Amazon.com has introduced Amazon Music Notes, an editorially-driven Web offering intended to drive music sales, Amazon Prime adoption and book purchases. The move comes amid a larger rebranding effort by the Seattle-based retailer under the new Amazon Music umbrella, uniting mobile apps, a desktop streaming player, and an integrated MP3 store under one name.
Amazon used Tumblr as its publishing platform for Music Notes, allowing users to pass around the site’s daily music news, interviews with music figures, video clips and other interactive content. The site also features the backward-looking “Amazon Essentials,” a series of stories about iconic albums of the past such as Bruce Springsteen’s “Born In The U.S.A.” and Prince’s “Purple Rain” -- a feature well-suited to the patchy Prime Music streaming service, which is heavy on catalog albums and features nothing released in the past six months. In addition, Music Notes includes the “Amazon Book Club” feature in which an artist discusses a favorite volume. Most, if not all, of the items feature links to purchase or stream relevant content.
The company appears to have been curating some content on the Tumblr account for some time, but the site largely took its present form only in the past few days.
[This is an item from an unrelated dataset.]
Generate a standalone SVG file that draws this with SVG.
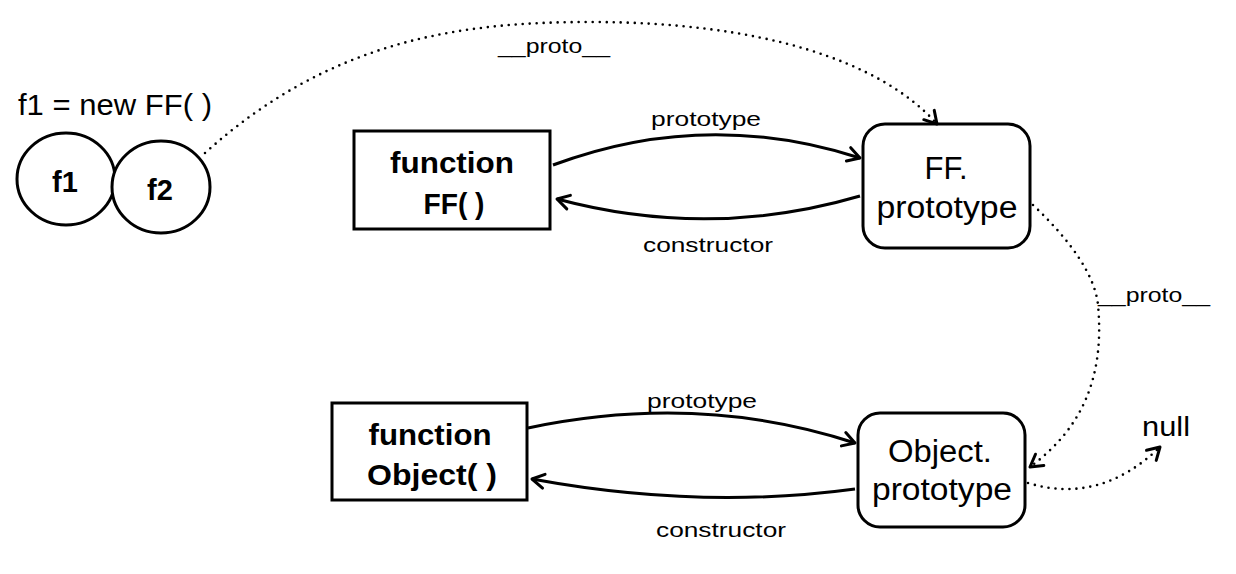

The Amazon Music Twitter account -- formerly known as @amazonmp3, but tellingly rebranded this month as @amazonmusic -- noted Amazon Music Notes’ existence on Tuesday:
Visit http://t.co/MO31Gzmv7S for artist Q&As, news, features, editor's picks, songs/videos & more!
— Amazon Music (@amazonmusic) June 24, 2014
For now, Music Notes is web-only, although there’s a chance its content could appear somewhere else eventually. The company recently launched its new Amazon Music mobile app and gave the same name to its revamped desktop player, formerly known as Amazon Cloud Player. Both were introduced when the company added a limited catalog of music to the Amazon Prime service June 12.
Although Amazon touted some seemingly large user adoption numbers Monday, noting that Prime subscribers had already played tens of millions of songs totaling millions of hours of music, its early impact on the streaming market may still be small.